The amount of information that Facebook retains on its users is obscene. And Facebook’s use is not regulated in any way.
Tracking Privacy’s Loss
When I started driving, my mom would make me take her cellphone with me when I left on my own. I lived in the country and drove back roads. My mom was scared that my car would breakdown and I would be stranded for hours. Sure enough my car did breakdown, and I was able to call for help. However, she otherwise forbade me from making phone calls (so few minutes to spare), furthermore, phones were banned from schools. The fear was that something bad could happen and cellphones would save me.
Today, not only do new drivers driving in the country have cellphones, now little kids have GPS trackers that announce their every move. Under Armour even makes kid’s shoes with GPS so you can track where they are and make sure they’re not being couch potatoes.

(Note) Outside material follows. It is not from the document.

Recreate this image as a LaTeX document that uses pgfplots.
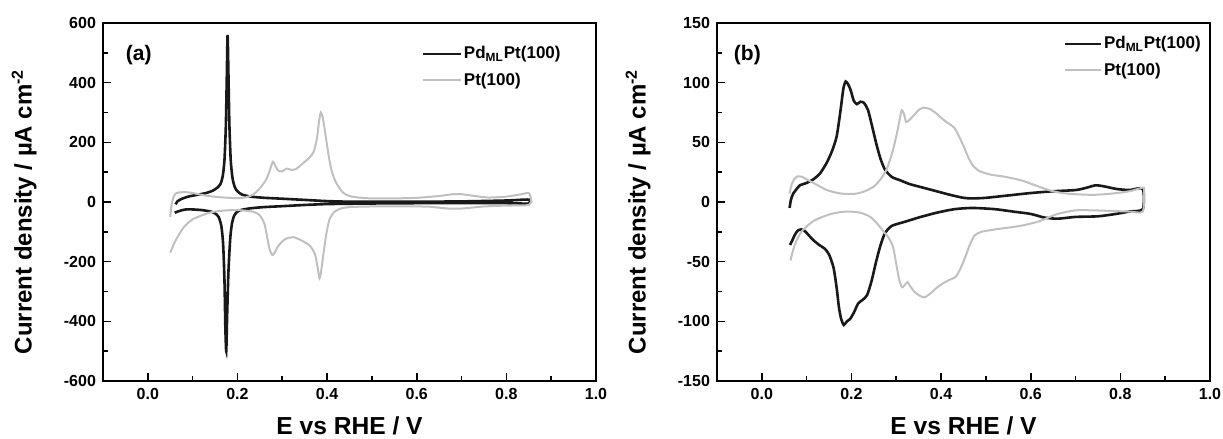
\documentclass[border=0pt]{standalone}
\usepackage{fontspec}
\setmainfont{Liberation Sans}
\usepackage{pgfplots}
\pgfplotsset{compat=1.18}
\definecolor{cvblack}{RGB}{25,25,25}
\definecolor{cvgray}{RGB}{192,192,192}
\pgfplotsset{
  cvaxis/.style={
    width=246.5pt, height=179pt, scale only axis,
    xmin=-0.1, xmax=1.0,
    xtick={0,0.2,0.4,0.6,0.8,1.0},
    minor xtick={-0.1,0.1,0.3,0.5,0.7,0.9},
    tick align=inside, tick pos=left,
    major tick length=4pt, minor tick length=2.5pt,
    tick style={black, line width=0.8pt},
    axis line style={line width=1pt},
    /pgf/number format/assume math mode=true,
    ticklabel style={font=\fontsize{8}{9.6}\selectfont\bfseries},
    xticklabel style={/pgf/number format/.cd, fixed, fixed zerofill, precision=1},
    yticklabel style={/pgf/number format/.cd, fixed, precision=0},
    xlabel={E vs RHE / V},
    ylabel={Current density / µA cm\textsuperscript{-2}},
    every axis x label/.style={at={(axis description cs:0.5,-0.150)}, anchor=base,
      inner sep=0pt, font=\fontsize{12.3}{14}\selectfont\bfseries},
    every axis y label/.style={at={(axis description cs:-0.16,0.473)}, rotate=90, anchor=center,
      font=\fontsize{12}{14}\selectfont\bfseries},
    legend cell align=left,
    legend style={draw=none, fill=none, inner sep=0pt, row sep=3.5pt,
      font=\fontsize{8.5}{10}\selectfont\bfseries, nodes={inner sep=1pt}},
  },
  pdline/.style={cvblack, line width=1.3pt, smooth, tension=0.4},
  ptline/.style={cvgray, line width=1pt, smooth, tension=0.4},
}

\begin{document}
\begin{tikzpicture}
\useasboundingbox (-51.5pt,-29pt) rectangle (560pt,190.5pt);

% (a)
\begin{axis}[cvaxis, at={(0,0)}, anchor=south west,
  ymin=-600, ymax=600,
  ytick={-600,-400,-200,0,200,400,600},
  minor ytick={-500,-300,-100,100,300,500},
  legend style={at={(axis description cs:0.645,0.941)}, anchor=north west},
  legend image code/.code={\draw[#1] (0pt,0pt) -- (19pt,0pt);},
]
\addplot[pdline] coordinates {
(0.062,-8) (0.066,2) (0.075,10) (0.09,18) (0.11,24) (0.13,30) (0.145,38) (0.155,48)
(0.162,60) (0.167,85) (0.171,140) (0.174,250) (0.176,400) (0.178,560) (0.180,420)
(0.182,260) (0.185,140) (0.189,80) (0.194,50) (0.20,36) (0.21,25) (0.23,18) (0.26,14)
(0.30,11) (0.35,7) (0.40,3) (0.45,1) (0.5,1) (0.6,1) (0.7,2) (0.8,5) (0.85,8)
(0.85,-5) (0.8,-4) (0.7,-4) (0.6,-4) (0.5,-5) (0.4,-7) (0.35,-10) (0.30,-14) (0.26,-17)
(0.23,-21) (0.21,-26) (0.20,-32) (0.193,-45) (0.188,-70) (0.184,-120) (0.180,-230)
(0.177,-380) (0.175,-500) (0.173,-420) (0.171,-260) (0.168,-140) (0.164,-80) (0.158,-50)
(0.15,-38) (0.14,-32) (0.12,-27) (0.10,-25) (0.085,-25) (0.075,-28) (0.065,-33) (0.06,-36)
};
\addlegendentry{Pd\textsubscript{ML}Pt(100)}
\addplot[ptline] coordinates {
(0.05,-50) (0.053,-10) (0.057,15) (0.062,28) (0.07,32) (0.085,33) (0.10,30) (0.12,24)
(0.14,19) (0.17,15) (0.20,13) (0.22,16) (0.235,25) (0.245,38) (0.255,55) (0.265,78)
(0.272,105) (0.279,135) (0.285,120) (0.291,105) (0.30,103) (0.31,112) (0.32,108)
(0.33,110) (0.345,128) (0.36,148) (0.37,168) (0.377,210) (0.382,270) (0.386,300)
(0.39,285) (0.396,230) (0.403,160) (0.41,105) (0.42,65) (0.435,32) (0.45,20) (0.47,15)
(0.5,12) (0.55,12) (0.6,14) (0.65,20) (0.68,26) (0.70,26) (0.73,20) (0.76,15) (0.8,18)
(0.83,25) (0.85,30) (0.855,8) (0.85,-10)
(0.8,-12) (0.75,-15) (0.70,-22) (0.67,-22) (0.63,-16) (0.6,-15) (0.5,-15) (0.45,-17)
(0.43,-22) (0.415,-35) (0.405,-60) (0.398,-110) (0.392,-172) (0.386,-240) (0.383,-256)
(0.379,-220) (0.373,-175) (0.362,-147) (0.35,-135) (0.339,-126) (0.325,-118) (0.31,-122)
(0.30,-132) (0.29,-150) (0.279,-178) (0.272,-160) (0.266,-115) (0.26,-72) (0.25,-45)
(0.236,-33) (0.21,-28) (0.19,-27) (0.16,-30) (0.14,-35) (0.12,-45) (0.10,-58) (0.09,-70)
(0.08,-85) (0.07,-108) (0.06,-135) (0.05,-170)
};
\addlegendentry{Pt(100)}
\node[anchor=west, font=\fontsize{10.5}{12}\selectfont\bfseries] at (axis description cs:0.032,0.911) {(a)};
\end{axis}

% (b)
\begin{axis}[cvaxis, at={(307pt,0)}, anchor=south west,
  ymin=-150, ymax=150,
  ytick={-150,-100,-50,0,50,100,150},
  minor ytick={-125,-75,-25,25,75,125},
  legend style={at={(axis description cs:0.702,0.969)}, anchor=north west},
  legend image code/.code={\draw[#1] (0pt,0pt) -- (18pt,0pt);},
]
\addplot[pdline] coordinates {
(0.062,-5) (0.065,2) (0.07,7) (0.078,11) (0.085,14) (0.10,16) (0.115,19) (0.13,24)
(0.145,33) (0.157,43) (0.167,55) (0.175,75) (0.182,95) (0.187,101) (0.192,99) (0.198,94)
(0.205,85) (0.212,82) (0.22,84) (0.228,83) (0.237,77) (0.247,62) (0.256,48) (0.265,36)
(0.275,27) (0.29,21) (0.31,18) (0.33,15) (0.36,12) (0.39,9) (0.42,6) (0.45,3.5) (0.47,3)
(0.5,3.5) (0.55,5.5) (0.6,7.5) (0.65,9) (0.7,10) (0.725,12) (0.745,14) (0.765,13)
(0.79,11) (0.82,10) (0.85,11)
(0.85,-6) (0.82,-8) (0.79,-10) (0.75,-12) (0.7,-12.5) (0.66,-14) (0.63,-13) (0.6,-10)
(0.56,-8) (0.52,-6) (0.47,-5) (0.43,-6) (0.39,-9) (0.35,-13) (0.32,-16.5) (0.29,-20)
(0.275,-26) (0.265,-36) (0.255,-50) (0.245,-66) (0.235,-78) (0.225,-82) (0.215,-85)
(0.205,-93) (0.197,-98) (0.19,-100) (0.183,-103) (0.177,-98) (0.172,-88) (0.167,-72)
(0.16,-55) (0.15,-44) (0.14,-39) (0.128,-36) (0.115,-32) (0.105,-28) (0.095,-24)
(0.088,-23) (0.08,-24) (0.073,-28) (0.067,-33) (0.063,-36)
};
\addlegendentry{Pd\textsubscript{ML}Pt(100)}
\addplot[ptline] coordinates {
(0.062,7) (0.066,14) (0.072,19) (0.08,21.5) (0.09,21) (0.105,18) (0.125,14) (0.145,10)
(0.17,7.5) (0.19,6.7) (0.21,7) (0.23,9) (0.25,13) (0.265,19) (0.278,27) (0.29,40)
(0.3,55) (0.307,68) (0.312,77) (0.317,74) (0.322,67) (0.33,69) (0.34,73) (0.35,77)
(0.36,79) (0.375,78) (0.39,74) (0.405,69) (0.42,65) (0.43,62) (0.44,55) (0.45,47)
(0.46,38) (0.47,31) (0.485,26) (0.51,23) (0.545,21) (0.58,18) (0.61,14) (0.64,10)
(0.67,7.5) (0.70,6.5) (0.74,6) (0.78,7) (0.82,9) (0.85,12) (0.853,10) (0.85,-8)
(0.82,-8) (0.78,-7.5) (0.74,-7) (0.7,-7) (0.66,-10) (0.62,-16) (0.59,-19) (0.56,-21)
(0.52,-23) (0.49,-25) (0.475,-28) (0.465,-35) (0.455,-45) (0.443,-56) (0.432,-63)
(0.42,-65) (0.405,-68) (0.39,-72) (0.375,-77) (0.362,-80) (0.35,-78) (0.34,-75)
(0.33,-70) (0.325,-67) (0.318,-70) (0.313,-71.5) (0.307,-66) (0.3,-52) (0.293,-38)
(0.283,-30) (0.27,-24) (0.255,-17) (0.24,-12) (0.22,-9) (0.195,-8) (0.175,-8.5)
(0.155,-10) (0.135,-12.5) (0.115,-16) (0.1,-20.5) (0.088,-25) (0.078,-32) (0.07,-40)
(0.064,-49)
};
\addlegendentry{Pt(100)}
\node[anchor=west, font=\fontsize{10.5}{12}\selectfont\bfseries] at (axis description cs:0.02,0.911) {(b)};
\end{axis}
\end{tikzpicture}
\end{document}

There is an ugly slippery slope here. First, kids take a cellphone just in case something happens. Second, parents say call me when you get to X. If a parent doesn’t receive the contact, full freak-out mode. Third, the call turned to text. Fourth, some parents realized they could use the phone tracking features on iPhones (originally for lost/stolen phones) to see where there kids were at any given moment. Fifth, apps developed specifically for the purpose of tracking children. Next, these apps became ever-more invasive by sending all texts, calls, emails, web searches, pictures, to their parents. Predictably, kids found ways around this. They turned to Snapchat to send fleeting messages that disappeared form view. They turned off their phones to stop the GPS tracking. They bought burner phones! Finally, parents turned to GPS trackers.
Recently, a study came out that showed this information was freely available online. Part of the problem was the company’s default password. But the password is only part of the problem—the other part is our willingness to give up privacy for a perceived good. This is privacy lost through the voluntary loss of privacy. When we track kids, everyone can track kids, this is not surprising.

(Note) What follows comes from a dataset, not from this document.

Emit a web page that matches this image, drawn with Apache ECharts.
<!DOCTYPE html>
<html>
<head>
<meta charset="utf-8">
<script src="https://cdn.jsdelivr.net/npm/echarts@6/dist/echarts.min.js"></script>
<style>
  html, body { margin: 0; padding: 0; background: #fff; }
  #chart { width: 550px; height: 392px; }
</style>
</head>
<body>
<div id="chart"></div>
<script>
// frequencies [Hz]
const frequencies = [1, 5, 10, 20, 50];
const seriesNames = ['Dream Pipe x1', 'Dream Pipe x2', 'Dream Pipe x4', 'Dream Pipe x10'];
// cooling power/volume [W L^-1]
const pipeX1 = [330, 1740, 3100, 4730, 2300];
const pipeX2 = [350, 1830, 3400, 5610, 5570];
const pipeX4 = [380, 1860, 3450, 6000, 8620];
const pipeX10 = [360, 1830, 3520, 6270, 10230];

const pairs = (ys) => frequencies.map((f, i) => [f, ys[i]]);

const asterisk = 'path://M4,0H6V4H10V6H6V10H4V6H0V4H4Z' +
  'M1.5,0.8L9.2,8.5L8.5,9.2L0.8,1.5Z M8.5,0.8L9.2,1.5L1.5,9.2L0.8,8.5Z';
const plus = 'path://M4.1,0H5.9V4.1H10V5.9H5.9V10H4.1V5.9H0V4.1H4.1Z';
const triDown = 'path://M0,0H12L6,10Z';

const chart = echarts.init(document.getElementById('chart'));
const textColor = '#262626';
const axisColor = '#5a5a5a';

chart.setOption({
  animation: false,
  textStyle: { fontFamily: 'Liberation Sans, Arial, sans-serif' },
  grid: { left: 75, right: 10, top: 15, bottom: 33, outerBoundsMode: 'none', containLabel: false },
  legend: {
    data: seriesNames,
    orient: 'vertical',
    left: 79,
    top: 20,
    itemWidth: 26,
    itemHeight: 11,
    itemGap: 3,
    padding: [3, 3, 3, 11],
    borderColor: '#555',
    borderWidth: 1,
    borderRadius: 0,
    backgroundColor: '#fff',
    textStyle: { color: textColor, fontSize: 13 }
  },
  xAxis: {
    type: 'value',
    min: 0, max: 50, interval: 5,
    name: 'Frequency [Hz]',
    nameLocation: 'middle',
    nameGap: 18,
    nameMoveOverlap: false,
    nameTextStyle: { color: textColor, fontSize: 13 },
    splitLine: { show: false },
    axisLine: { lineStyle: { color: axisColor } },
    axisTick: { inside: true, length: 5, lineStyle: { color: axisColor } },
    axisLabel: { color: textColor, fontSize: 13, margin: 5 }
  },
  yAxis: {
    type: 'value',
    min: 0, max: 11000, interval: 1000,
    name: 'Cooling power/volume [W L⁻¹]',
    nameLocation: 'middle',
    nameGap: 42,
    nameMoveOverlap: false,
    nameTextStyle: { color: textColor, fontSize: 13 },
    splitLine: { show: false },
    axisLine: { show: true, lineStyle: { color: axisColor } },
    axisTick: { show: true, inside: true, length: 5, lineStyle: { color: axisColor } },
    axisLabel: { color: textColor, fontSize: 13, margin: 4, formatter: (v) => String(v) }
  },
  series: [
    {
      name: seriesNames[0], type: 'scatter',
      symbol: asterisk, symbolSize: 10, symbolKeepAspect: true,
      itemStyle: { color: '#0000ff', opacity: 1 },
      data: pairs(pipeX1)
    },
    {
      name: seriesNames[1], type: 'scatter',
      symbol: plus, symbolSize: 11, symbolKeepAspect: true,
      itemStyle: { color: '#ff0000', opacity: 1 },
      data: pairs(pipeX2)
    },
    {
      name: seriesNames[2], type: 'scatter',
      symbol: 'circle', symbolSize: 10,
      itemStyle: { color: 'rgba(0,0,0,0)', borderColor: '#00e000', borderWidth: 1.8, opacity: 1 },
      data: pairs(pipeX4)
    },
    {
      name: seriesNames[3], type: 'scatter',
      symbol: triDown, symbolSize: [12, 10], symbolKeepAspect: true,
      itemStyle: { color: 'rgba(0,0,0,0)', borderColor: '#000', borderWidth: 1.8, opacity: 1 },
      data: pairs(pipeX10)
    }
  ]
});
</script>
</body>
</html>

My question is, when does tracking kids stop? So you begin tracking your kid for whatever fear as a parent you may have. But when do you stop? You might tell yourself, I’ll stop monitoring texts when she’s 16 and location at 18, but will you? There are certainly legal questions once someone reaches 18, but parents have ways of exercising control over their kids.
Furthermore, the constant tracking changes the tracked. Kids grow up without an expectation of privacy. If their parents can see everything, they change their behaviors and imagine constant surveillance. Then when companies or the state surveil them, they are unsurprised. Why would things be any different? This has massive implications on privacy as a public ideal in the future. In Brian Connor and Long Doan’s chapter “Government vs. Corporate Surveillance: Privacy Concerns in the Digital World,” they wrestle with the distinction between corporate and government surveillance. But this seems to be a new type of surveillance that we should watch: familial surveillance.
In a conversation with students, I learned of something even creepier (to me). People now track their significant others! The apps developed to track kids are now used by people to track their boy/girlfriend/partner/spouse. The students were incredulous: why wouldn’t you want to know where your significant other is? If you can’t track them, you can’t trust them because they MUST be up to no good.
These are systemic issues that we need to explore on the public policy level. It’s not a question of whether or not you opt-in, but rather that opting-out is no longer an option.